The conflict between perceptions and the reality of the threat against children came into focus recently in Winnipeg when a Wolseley mother revealed she had received a visit from a Child and Family Services (CFS) worker, responding to a complaint that she had left her children unattended.
Katharina Nuss had allowed her seven-year-old and three-year-old children to walk from their home to a nearby bakery on their own as a “confidence building” exercise. The two children were never out of Nuss’s sight, and were well-known to the bakery owners. Even so, an anonymous member of the public called CFS.
In a visit with a CFS social worker, Nuss was reminded that provincial law requires any child under 12 to be properly supervised by an adult. Nuss was understandably outraged that anyone, particularly a social worker, would suggest that she had made a bad decision by allowing her children to walk half a block on their own.
The hard and fast rule about children under 12, Nuss has argued, is arbitrary and unfair to the point where it punishes otherwise good parents. “As parents, we should be able to exercise our judgment when it comes to their cues of readiness, rather than our fear of CFS,” Nuss said.
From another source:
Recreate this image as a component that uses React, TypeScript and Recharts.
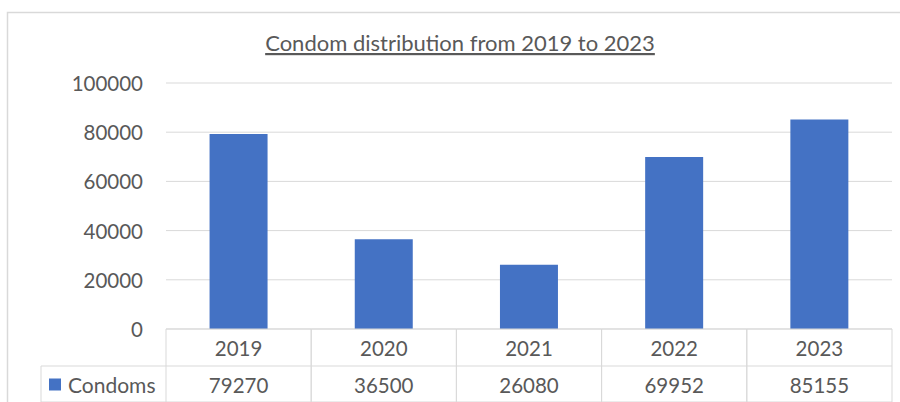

The story kicked off a city-wide debate about whether we have become too protective, too alarmist in assessing the overall state of child welfare. This story resonated with many people, including the Indigenous community, which has argued, and rightly so, that the CFS system has been much too quick to punish parents and apprehend children.
The idea that we have become a society of alarmists is certainly borne out in the aforementioned data about the actual threat level for children, but also in social science, which has dug deep into the way we view an unattended child.
In short, we are overly judgmental about other parents and entirely unjust in the way we apply that judgment.
There have been many studies that have substantiated the concern that Western societies are, on the whole, too alarmist and quick to judge parents and the way they care for their children.
One seminal 2016 study done by psychologists at the University of California showed that because of our often irrational “moral intuitions,” we are extremely bad at assessing the actual threat posed to children left unattended, and profoundly unfair in how we view the obligations of mothers and fathers. For example, study participants were much more likely to reach a “negative moral judgment” of a mother than of a father in the exact same scenario.
And despite the fact that all genuinely unattended children face the same level of threat, we are more likely to see a greater threat when parents leave their children unattended on purpose (left in a car while running an errand) than inadvertently (wandered off on their own).
In other words, the average member of the general public is not equipped, either professionally or intellectually, to provide an accurate assessment of the actual threat against an unattended child. That certainly supports much of what Nuss said in the wake of her brush with CFS.